As in rectangular coordinates, if the solution to Laplace's equation decays in one direction, it is oscillatory in the perpendicular direction.

4-3-4 High Voltage Insulator Bushing

The high voltage insulator shown in Figure 4-10 consists of a cylindrical disk with Ohmic conductivity \(\sigma\) supported by a perfectly conducting cylindrical post above a ground plane.*

The plane at z = 0 and the post at r = a are at zero potential, while a constant potential is imposed along the circumference of the disk at r = b. The region below the disk is free space so that no current can cross the surfaces at z = L and z = L - d. Because the boundaries lie along surfaces at constant z or constant r we try the simple zero separation constant solutions in (33) and (38), which are independent of angle \(\phi\):

\[V(\textrm{r}, z) = \left \{ \begin{matrix} A_{1}z = D_{1}z \: \ln \: \textrm{r} + C_{1} \: \ln \textrm{r} + D_{1}, & L - D < z < L \\ A_{2}z + B_{2} z \: \ln \: \textrm{r} + C_{2} \: \ln \: \textrm{r} + D_{2}, & 0 \leq z \leq L -d \end{matrix} \right. \]
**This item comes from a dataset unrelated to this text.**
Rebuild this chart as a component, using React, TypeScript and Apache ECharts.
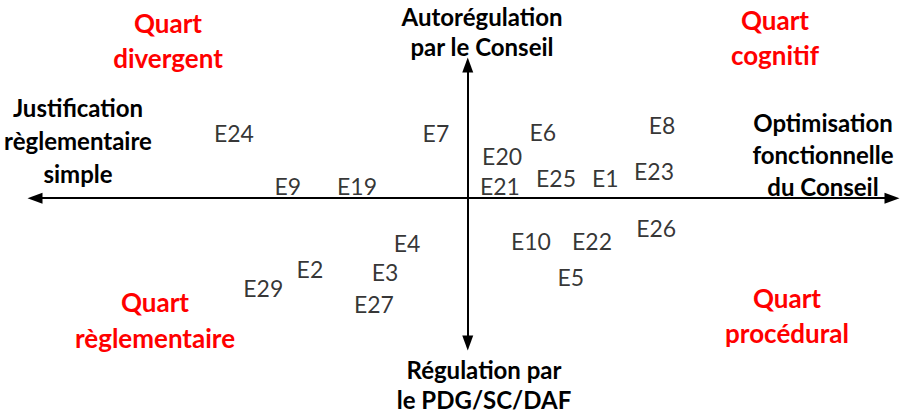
import React, { useEffect, useRef } from "react";
import * as echarts from "echarts";

const itemNames = ["E24", "E7", "E9", "E19", "E20", "E6", "E8", "E21", "E25", "E1", "E23", "E4", "E2", "E3", "E29", "E27", "E10", "E22", "E26", "E5"];
const xValues = [-5.51, -0.75, -4.24, -2.61, 0.81, 1.77, 4.58, 0.76, 2.08, 3.24, 4.39, -1.43, -3.72, -1.95, -4.82, -2.21, 1.49, 2.93, 4.44, 2.43];
const yValues = [2.24, 2.24, 0.41, 0.41, 1.45, 2.28, 2.52, 0.41, 0.69, 0.69, 0.93, -1.55, -2.45, -2.56, -3.11, -3.66, -1.48, -1.48, -1.04, -2.73];

const axisTitles = {
  top: "Autorégulation\npar le Conseil",
  bottom: "Régulation par\nle PDG/SC/DAF",
  left: "Justification\nrèglementaire\nsimple",
  right: "Optimisation\nfonctionnelle\ndu Conseil",
};
const quadrantTitles = {
  topLeft: "Quart\ndivergent",
  topRight: "Quart\ncognitif",
  bottomLeft: "Quart\nrèglementaire",
  bottomRight: "Quart\nprocédural",
};

const FONT = "Lato, 'Open Sans', sans-serif";

export default function App() {
  const ref = useRef<HTMLDivElement>(null);
  useEffect(() => {
    if (!ref.current) return;
    const chart = echarts.init(ref.current, undefined, { renderer: "svg" });
    const boldText = (x: number, y: number, text: string, color: string, lh: number, size: number) => ({
      type: "text",
      x,
      y,
      style: {
        text,
        fill: color,
        font: `bold ${size}px ${FONT}`,
        align: "center",
        verticalAlign: "middle",
        lineHeight: lh,
      },
    });
    const axisCommon = {
      type: "value",
      axisLine: {
        show: true,
        onZero: true,
        symbol: ["triangle", "triangle"],
        symbolSize: [11, 15],
        lineStyle: { color: "#000", width: 2 },
      },
      axisTick: { show: false },
      axisLabel: { show: false },
      splitLine: { show: false },
    };
    chart.setOption({
      animation: false,
      grid: { left: 35, right: 13, top: 65, bottom: 73, containLabel: false },
      xAxis: { ...axisCommon, min: -10.2, max: 10 },
      yAxis: { ...axisCommon, min: -5, max: 4.6 },
      series: [
        {
          type: "scatter",
          symbolSize: 1,
          itemStyle: { color: "transparent" },
          data: itemNames.map((n, i) => ({ name: n, value: [xValues[i], yValues[i]] })),
          label: {
            show: true,
            position: "inside",
            formatter: (p: any) => p.name,
            fontSize: 23,
            fontFamily: FONT,
            color: "#000",
          },
        },
      ],
      graphic: [
        boldText(482, 31, axisTitles.top, "#000", 30, 24),
        boldText(484, 384, axisTitles.bottom, "#000", 30, 24),
        boldText(78, 140, axisTitles.left, "#000", 33, 24),
        boldText(823, 154, axisTitles.right, "#000", 32, 24),
        boldText(168, 40, quadrantTitles.topLeft, "#ff0000", 35, 26),
        boldText(775, 37, quadrantTitles.topRight, "#ff0000", 35, 26),
        boldText(155, 320, quadrantTitles.bottomLeft, "#ff0000", 36, 26),
        boldText(787, 315, quadrantTitles.bottomRight, "#ff0000", 35, 26),
      ],
    });
    return () => chart.dispose();
  }, []);
  return <div ref={ref} style={{ position: "absolute", left: 0, top: 0, width: 905, height: 416, background: "#fff" }} />;
}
Applying the boundary conditions we relate the coefficients as

\[V(z=0) = 0 \Rightarrow C_{2} = D_{2} = 0 \\ V(\textrm{r} = a) = 0 \Rightarrow \left \{ \begin{matrix} A_{2} + B_{2} \ln \: a = 0 \\ A_{1} + B_{2} \ln \: a = 0 \\ C_{1} \ln \: a + D_{1} = 0 \end{matrix} \right. \\ V(\textrm{r} = b, z > L - d) = V_{0} \Rightarrow \left \{ \begin{matrix} A_{1} + B_{1} \ln \: b = 0 \\ C_{1} \ln \: b + D_{1} = V_{0} \end{matrix} \right. \\ V(z = (L-d)_{-}) = V(z = (L-d)_{+}) \Rightarrow (L-d) (A_{2} + B_{2} \ln \: \textrm{r} ) \\ = (L-d)(A_{1} + B_{1} \ln \: \textrm{r}) + C_{1} \ln \: \textrm{r} + D_{1} \]

which yields the values

\[A_{1} = B_{1} = 0, \: \: \: \: C_{1} = \frac{V_{0}}{\ln (b/a)}, \: \: \: \: D_{1} = - \frac{V_{0} \ln a}{\ln (b/a)} \\ A_{2} = - \frac{V_{0} \ln a}{(L-d) \ln (b/a)}, \: \: \: \: B_{2} = \frac{V_{0}}{(L-d) \ln (b/a)}, \: \: \: \: C_{2} = D_{2} = 0 \]

The potential of (40) is then
\[
V(\mathrm{r}, z)=\left\{\begin{array}{ll}
\frac{V_0 \ln (\mathrm{r} / a)}{\ln (b / a)}, & L-d \leq z \leq L \\
\frac{V_0 z \ln (\mathrm{r} / a)}{(L-d) \ln (b / a)}, & 0 \leq z \leq L-d
\end{array}\right.
\]
with associated electric field
\[
\mathbf{E}=-\nabla V=\left\{\begin{array}{ll}
-\frac{V_0}{\mathrm{r} \ln (b / a)} \mathbf{i}_{\mathrm{r}}, & L-d<z<L \\
-\frac{V_0}{(L-d) \ln (b / a)}\left(\ln \frac{\mathrm{r}}{a} \mathbf{i}_z+\frac{z}{\mathbf{i}_{\mathbf{r}}}\right), & 0<z<L-d
\end{array}\right.
\]

The field lines in the free space region are

\[\frac{d \textrm{r}}{dz} = \frac{E_{\textrm{r}}}{E_{z}} = \frac{z}{\textrm{r} \ln (\textrm{r}/a)} \Rightarrow z^{2} = \textrm{r}^{2} \bigg[ \ln \frac{\textrm{r}}{a} - \frac{1}{2} \bigg] + \textrm{const} \]

and are plotted with the equipotential lines in Figure 4-10b.

* M. N. Horenstein, "Particle Contamination of High Voltage DC Insulators," PhD thesis, Massachusetts Institute of Technology, 1978.